▶ [Task to complete]: Repeat each record exactly as written, and drop any images.

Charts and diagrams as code
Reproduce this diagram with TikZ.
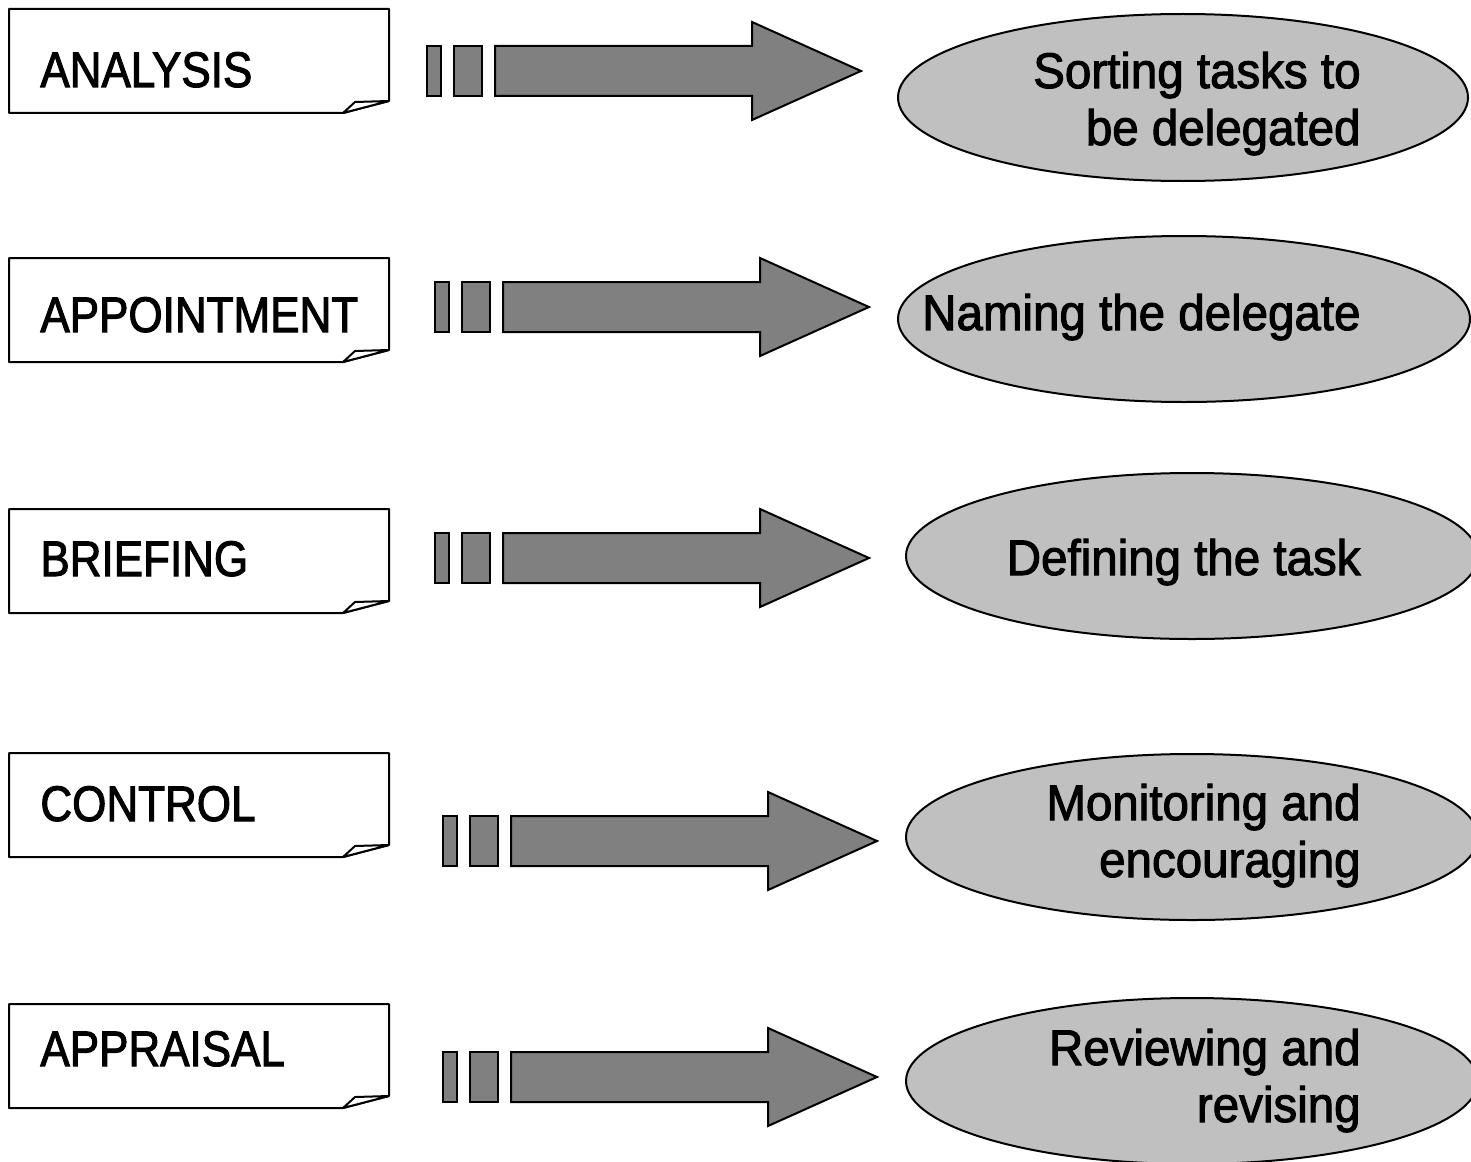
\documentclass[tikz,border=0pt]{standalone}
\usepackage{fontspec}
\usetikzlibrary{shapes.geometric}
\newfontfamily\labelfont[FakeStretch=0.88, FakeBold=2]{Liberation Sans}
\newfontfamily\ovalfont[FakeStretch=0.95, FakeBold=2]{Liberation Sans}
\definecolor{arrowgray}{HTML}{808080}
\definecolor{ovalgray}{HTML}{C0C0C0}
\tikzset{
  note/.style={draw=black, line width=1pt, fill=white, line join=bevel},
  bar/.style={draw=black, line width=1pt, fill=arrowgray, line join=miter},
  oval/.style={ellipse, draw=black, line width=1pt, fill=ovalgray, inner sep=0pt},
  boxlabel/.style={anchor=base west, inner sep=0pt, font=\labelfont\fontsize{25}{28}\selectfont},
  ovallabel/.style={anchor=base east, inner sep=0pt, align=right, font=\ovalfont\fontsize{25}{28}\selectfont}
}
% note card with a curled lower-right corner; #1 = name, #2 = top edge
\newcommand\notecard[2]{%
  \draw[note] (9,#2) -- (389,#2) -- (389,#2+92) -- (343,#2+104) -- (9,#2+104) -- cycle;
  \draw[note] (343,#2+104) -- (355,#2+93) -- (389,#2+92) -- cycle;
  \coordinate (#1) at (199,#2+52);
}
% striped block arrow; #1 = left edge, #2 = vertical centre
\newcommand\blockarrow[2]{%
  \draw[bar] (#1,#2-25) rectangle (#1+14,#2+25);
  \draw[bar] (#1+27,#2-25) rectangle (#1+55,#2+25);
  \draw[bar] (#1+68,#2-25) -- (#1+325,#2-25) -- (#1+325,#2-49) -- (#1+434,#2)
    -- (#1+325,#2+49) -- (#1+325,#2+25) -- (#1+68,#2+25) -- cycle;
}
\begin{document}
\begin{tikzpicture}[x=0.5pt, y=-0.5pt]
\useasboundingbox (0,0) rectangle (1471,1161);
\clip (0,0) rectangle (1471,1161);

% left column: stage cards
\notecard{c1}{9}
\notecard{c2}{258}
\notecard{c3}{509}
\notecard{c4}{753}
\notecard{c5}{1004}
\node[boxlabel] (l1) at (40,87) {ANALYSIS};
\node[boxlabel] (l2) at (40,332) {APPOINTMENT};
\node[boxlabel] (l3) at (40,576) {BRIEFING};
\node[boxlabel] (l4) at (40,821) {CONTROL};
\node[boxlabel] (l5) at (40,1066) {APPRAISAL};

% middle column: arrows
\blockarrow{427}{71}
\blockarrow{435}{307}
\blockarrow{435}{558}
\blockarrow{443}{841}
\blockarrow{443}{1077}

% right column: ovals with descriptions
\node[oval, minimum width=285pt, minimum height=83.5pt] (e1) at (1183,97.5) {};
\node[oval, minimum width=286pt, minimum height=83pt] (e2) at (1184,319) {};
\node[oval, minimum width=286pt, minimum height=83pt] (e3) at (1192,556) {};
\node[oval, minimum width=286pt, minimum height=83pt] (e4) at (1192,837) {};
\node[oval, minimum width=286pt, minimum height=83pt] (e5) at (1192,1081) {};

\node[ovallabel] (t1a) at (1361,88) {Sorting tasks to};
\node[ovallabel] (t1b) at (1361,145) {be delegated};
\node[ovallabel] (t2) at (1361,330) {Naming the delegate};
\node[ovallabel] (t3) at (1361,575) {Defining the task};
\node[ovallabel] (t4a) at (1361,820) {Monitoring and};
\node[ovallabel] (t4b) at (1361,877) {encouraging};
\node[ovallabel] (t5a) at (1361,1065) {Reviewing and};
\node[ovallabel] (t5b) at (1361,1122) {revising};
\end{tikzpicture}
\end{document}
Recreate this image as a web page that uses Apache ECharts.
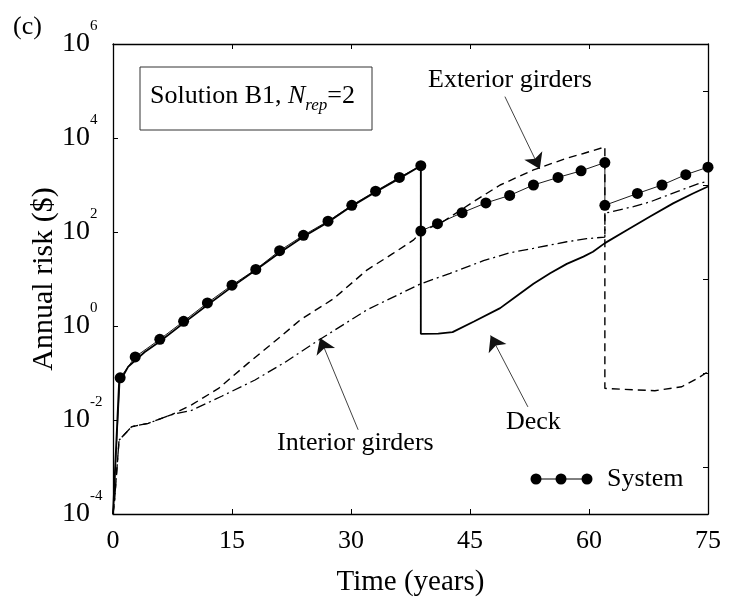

▶ [Final result]:
Reproduce this diagram with TikZ.
\documentclass[tikz,border=0pt]{standalone}
\usepackage{fontspec}
\usetikzlibrary{shapes.geometric}
\newfontfamily\labelfont[FakeStretch=0.88, FakeBold=2]{Liberation Sans}
\newfontfamily\ovalfont[FakeStretch=0.95, FakeBold=2]{Liberation Sans}
\definecolor{arrowgray}{HTML}{808080}
\definecolor{ovalgray}{HTML}{C0C0C0}
\tikzset{
  note/.style={draw=black, line width=1pt, fill=white, line join=bevel},
  bar/.style={draw=black, line width=1pt, fill=arrowgray, line join=miter},
  oval/.style={ellipse, draw=black, line width=1pt, fill=ovalgray, inner sep=0pt},
  boxlabel/.style={anchor=base west, inner sep=0pt, font=\labelfont\fontsize{25}{28}\selectfont},
  ovallabel/.style={anchor=base east, inner sep=0pt, align=right, font=\ovalfont\fontsize{25}{28}\selectfont}
}
% note card with a curled lower-right corner; #1 = name, #2 = top edge
\newcommand\notecard[2]{%
  \draw[note] (9,#2) -- (389,#2) -- (389,#2+92) -- (343,#2+104) -- (9,#2+104) -- cycle;
  \draw[note] (343,#2+104) -- (355,#2+93) -- (389,#2+92) -- cycle;
  \coordinate (#1) at (199,#2+52);
}
% striped block arrow; #1 = left edge, #2 = vertical centre
\newcommand\blockarrow[2]{%
  \draw[bar] (#1,#2-25) rectangle (#1+14,#2+25);
  \draw[bar] (#1+27,#2-25) rectangle (#1+55,#2+25);
  \draw[bar] (#1+68,#2-25) -- (#1+325,#2-25) -- (#1+325,#2-49) -- (#1+434,#2)
    -- (#1+325,#2+49) -- (#1+325,#2+25) -- (#1+68,#2+25) -- cycle;
}
\begin{document}
\begin{tikzpicture}[x=0.5pt, y=-0.5pt]
\useasboundingbox (0,0) rectangle (1471,1161);
\clip (0,0) rectangle (1471,1161);

% left column: stage cards
\notecard{c1}{9}
\notecard{c2}{258}
\notecard{c3}{509}
\notecard{c4}{753}
\notecard{c5}{1004}
\node[boxlabel] (l1) at (40,87) {ANALYSIS};
\node[boxlabel] (l2) at (40,332) {APPOINTMENT};
\node[boxlabel] (l3) at (40,576) {BRIEFING};
\node[boxlabel] (l4) at (40,821) {CONTROL};
\node[boxlabel] (l5) at (40,1066) {APPRAISAL};

% middle column: arrows
\blockarrow{427}{71}
\blockarrow{435}{307}
\blockarrow{435}{558}
\blockarrow{443}{841}
\blockarrow{443}{1077}

% right column: ovals with descriptions
\node[oval, minimum width=285pt, minimum height=83.5pt] (e1) at (1183,97.5) {};
\node[oval, minimum width=286pt, minimum height=83pt] (e2) at (1184,319) {};
\node[oval, minimum width=286pt, minimum height=83pt] (e3) at (1192,556) {};
\node[oval, minimum width=286pt, minimum height=83pt] (e4) at (1192,837) {};
\node[oval, minimum width=286pt, minimum height=83pt] (e5) at (1192,1081) {};

\node[ovallabel] (t1a) at (1361,88) {Sorting tasks to};
\node[ovallabel] (t1b) at (1361,145) {be delegated};
\node[ovallabel] (t2) at (1361,330) {Naming the delegate};
\node[ovallabel] (t3) at (1361,575) {Defining the task};
\node[ovallabel] (t4a) at (1361,820) {Monitoring and};
\node[ovallabel] (t4b) at (1361,877) {encouraging};
\node[ovallabel] (t5a) at (1361,1065) {Reviewing and};
\node[ovallabel] (t5b) at (1361,1122) {revising};
\end{tikzpicture}
\end{document}
Recreate this image as a web page that uses Apache ECharts.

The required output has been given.